The Stern Revision and the Modern Game
As the game evolved, particularly with the advent of T20 cricket where scoring rates are significantly higher, it became clear the original Duckworth-Lewis model needed updating. In 2014, Australian professor Steven Stern took over the custodianship of the method, which was subsequently renamed the Duckworth-Lewis-Stern method. Stern's key contribution was to refine the underlying data, basing the resource percentages on scoring patterns from a more recent and expansive set of matches, which better accounted for the aggressive batting seen in the modern era. He noted the shift in the game's dynamics, saying: "The original D/L tables were based on 50-over cricket from the 1990s to the early 2000s. The game has changed, with higher scoring rates, especially in the first half of an innings, and the rise of T20."
Common Misconceptions and Criticisms
Despite its statistical rigour, the DLS method is often misunderstood and criticised by fans, players, and pundits alike. A frequent complaint is that it sets seemingly impossible or unfair targets, particularly in T20 cricket where a team may be asked to score an exceptionally high number of runs from a very short number of overs. However, this is usually a feature, not a bug. The method recognises that a team with all ten wickets in hand can take more risks and achieve a higher run rate than a team that is already several wickets down. The system is designed to put the chasing team in a position that is as difficult as it would have been had the full innings been played.
Other points of contention include:
- The perceived complexity and "black box" nature of the calculation, which can be opaque to viewers.
- The impact of a late-innings interruption, which can drastically change a target just as a chasing team is getting comfortable.
- The fact that the par score (the score the batting side needs to be level) is often different from the target score, leading to confusion.
DLS in the Wild: A Famous Example
One of the most dramatic illustrations of DLS was the semi-final of the 2015 Cricket World Cup between South Africa and New Zealand. Batting first, South Africa posted a formidable 281/5 in a 43-over rain-affected innings. Using the DLS method, New Zealand was set a target of 298 from 43 overs—a revision that confused many. The calculation, however, was based on South Africa having their innings interrupted twice, losing more of their resource percentage than New Zealand did from a single interruption. The match was ultimately decided on the penultimate ball, with Grant Elliott hitting a six to seal New Zealand's victory, a finish that, while heartbreaking for South Africa, was deemed a fair reflection of the contest by the DLS parameters.
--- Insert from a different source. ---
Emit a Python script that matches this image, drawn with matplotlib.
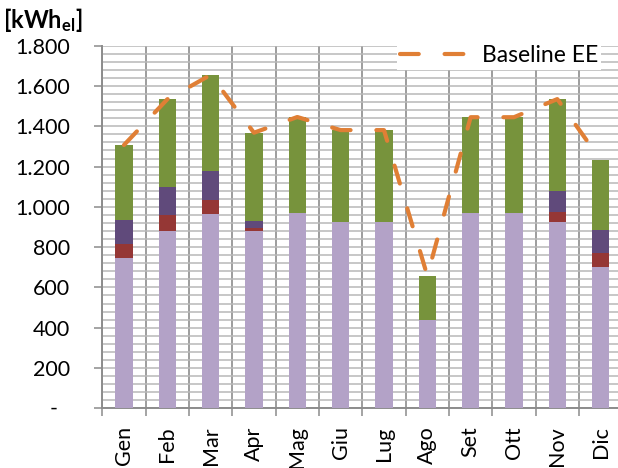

Conclusion: An Imperfect but Necessary Tool
The Duckworth-Lewis-Stern method remains an integral, if controversial, part of modern cricket. While no mathematical model can perfectly replicate the unpredictable drama of a full cricket match, DLS provides a far more equitable solution than any of its predecessors. It acknowledges the strategic interplay between overs and wickets, and its continual evolution under Stern ensures it adapts to the changing nature of the sport. As long as rain clouds loom over cricket grounds, the complex calculations of DLS will continue to be a source of fascination, debate, and, most importantly, a method to ensure a fair result can be found when the weather refuses to play ball.